Reporter: Amailia Putri Hasniawati | Editor: Hendra Gunawan
JAKARTA. Kinerja PT Timah Tbk (TINS) per September 2013 menyusut. Ini dampak masa transisi akibat pemberlakuan beleid anyar terkait ekspor timah yang sudah sesuai prediksi perseroan.
Sekretaris Perusahaan Timah, Agung Nugroho menjelaskan, pihaknya telah melakukan penyesuaian bentuk kerjasama dengan para pembeli dengan menerbitkan force majeure agar sesuai dengan Peraturan Kementerian Perdagangan Nomor 32/2013.
Akibat penyesuaian tersebut, penjualan selama tiga bulan terakhir, khususnya September 2013, merosot. "September ekspor hanya 786 ton, ini terendah dalam beberapa tahun ini," ujar Agung dalam pernyataan resminya.
Sepanjang sembilan bulan pertama tahun ini, volume penjualan logam timah TINS hanya 15.227 metrik ton.

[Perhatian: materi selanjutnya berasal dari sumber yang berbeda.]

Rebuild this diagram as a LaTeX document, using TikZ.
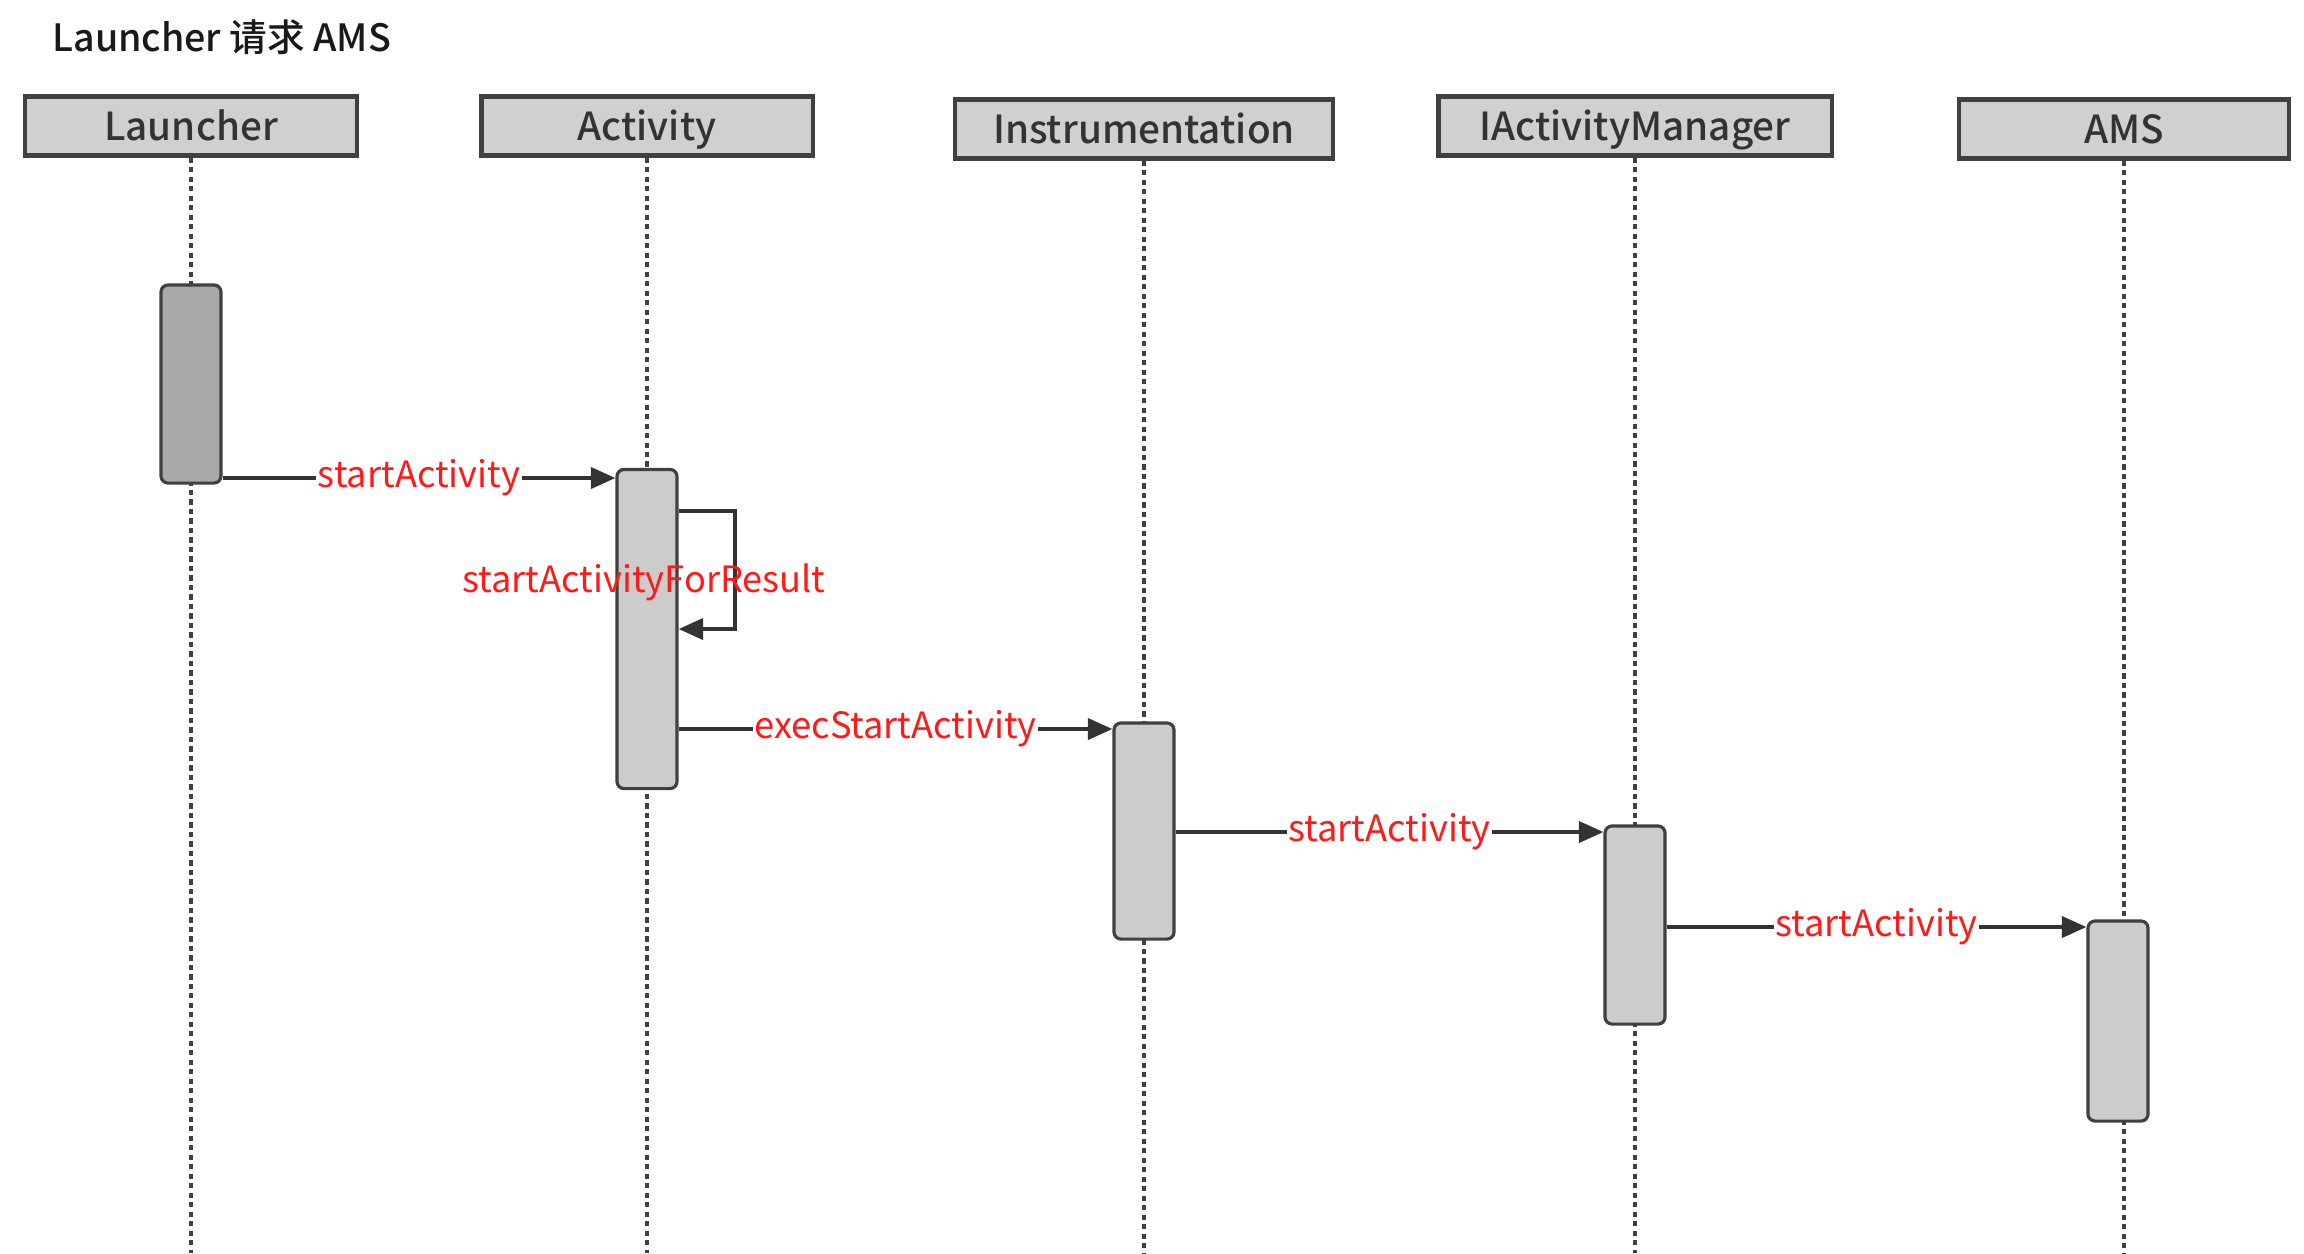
\documentclass[tikz,border=0pt]{standalone}
\usepackage{fontspec}
\setmainfont{Noto Sans CJK SC}
\newfontfamily\medfont{Noto Sans CJK SC Medium}
\usetikzlibrary{arrows.meta}
\definecolor{boxgray}{HTML}{D0D0D0}
\definecolor{bargray}{HTML}{CCCCCC}
\definecolor{darkbar}{HTML}{A9A9A9}
\definecolor{edge}{HTML}{404040}
\definecolor{msgred}{HTML}{FF1A1A}

\begin{document}
\begin{tikzpicture}[x=0.01cm, y=-0.01cm,
		actor/.style={draw=edge, fill=boxgray, line width=1.2pt, minimum height=0.59cm, inner sep=0pt, text height=1.75ex, text depth=0.25ex, text=black!80, font=\medfont\fontsize{11}{13}\selectfont},
		life/.style={draw=edge, line width=1.1pt, dash pattern=on 1.5pt off 1.2pt},
		bar/.style={draw=edge, fill=bargray, line width=0.9pt, rounded corners=2pt, minimum width=0.6cm, inner sep=0pt},
		msg/.style={draw=black!80, line width=1.1pt, -{Triangle[length=7pt,width=6pt]}},
		lbl/.style={text=msgred, fill=white, inner sep=0.5pt, font=\fontsize{10.3}{12}\selectfont}]
				\useasboundingbox (0,0) rectangle (2304,1253);
				
				\node[anchor=west, text=black!90, font=\medfont\fontsize{10.7}{13}\selectfont] (title) at (40,37) {Launcher 请求 AMS};
				
				\node[actor, minimum width=3.32cm] (launcher) at (191,126) {Launcher};
				\node[actor, minimum width=3.31cm] (activity) at (647,126) {Activity};
				\node[actor, minimum width=3.78cm] (instr) at (1144,129) {Instrumentation};
				\node[actor, minimum width=3.93cm] (iam) at (1635,126) {IActivityManager};
				\node[actor, minimum width=3.30cm] (ams) at (2124,129) {AMS};
				
				\draw[life] (launcher.south) -- (launcher.south |- 0,1253);
				\draw[life] (activity.south) -- (activity.south |- 0,1253);
				\draw[life] (instr.south) -- (instr.south |- 0,1253);
				\draw[life] (iam.south) -- (iam.south |- 0,1253);
				\draw[life] (ams.south) -- (ams.south |- 0,1253);
				
				\node[bar, fill=darkbar, minimum height=1.98cm] (lbar) at (launcher |- 0,384) {};
				\node[bar, minimum height=3.19cm] (abar) at (activity |- 0,629) {};
				\node[bar, minimum height=2.16cm] (ibar) at (instr |- 0,831) {};
				\node[bar, minimum height=1.98cm] (mbar) at (iam |- 0,925) {};
				\node[bar, minimum height=2.00cm] (sbar) at (2118,1021) {};
				
				\coordinate (m1) at (0,478);
				\coordinate (s1) at (0,511);
				\coordinate (s2) at (0,629);
				\coordinate (m2) at (0,729);
				\coordinate (m3) at (0,832);
				\coordinate (m4) at (0,927);
				
				\draw[msg] (lbar.east |- m1) -- node[lbl] {startActivity} (abar.west |- m1);
				\draw[msg] (abar.east |- s1) -- (735,511) -- (735,629) -- (abar.east |- s2);
				\node[text=msgred, inner sep=0pt, font=\fontsize{10.3}{12}\selectfont] (selflbl) at (644,582) {startActivityForResult};
				\draw[msg] (abar.east |- m2) -- node[lbl] {execStartActivity} (ibar.west |- m2);
				\draw[msg] (ibar.east |- m3) -- node[lbl] {startActivity} (mbar.west |- m3);
				\draw[msg] (mbar.east |- m4) -- node[lbl] {startActivity} (sbar.west |- m4);
\end{tikzpicture}
\end{document}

Pada periode yang sama tahun lalu, Timah mampu menjual 26.921 metrik ton.
Hal ini kemudian berdampak pada peforma keuangan BUMN timah ini di akhir kuartal III-2013. Penjualan perseroan anjlok dari Rp 6 triliun tahun lalu menjadi Rp 3,89 triliun.
Alhasil, laba bersih pun terpangkas 61.87% menjadi hanya Rp 141,01 miliar. Kendati demikian, manajemen TINS memperkirakan dampak dari beleid ini akan mengerek harga jual timah ke level US$ 25.000 per metrik ton.
Adapun, hingga akhir September, harga rata-rata logam timah dunia di London Metal Exchange (LME) sebesar US$ 22.086 per metrik ton.
Manajemen TINS memangkas target volume penjualan tahun ini dari 29.000 metrik ton menjadi hanya 27.000 metrik ton.
Seperti diketahui, dalam beleid Permendag baru, pemerintah mewajibkan ekspor timah batangan dilakukan melalui Bursa Komoditi dan Derivatif Berjangka (BKDI). Sehingga, penjual dan pembeli harus menjadi anggota BKDI jika ingin melakukan transaksi.
Berhubung anggota BKDI terbatas, TINS kesulitan menjual produknya secara masif.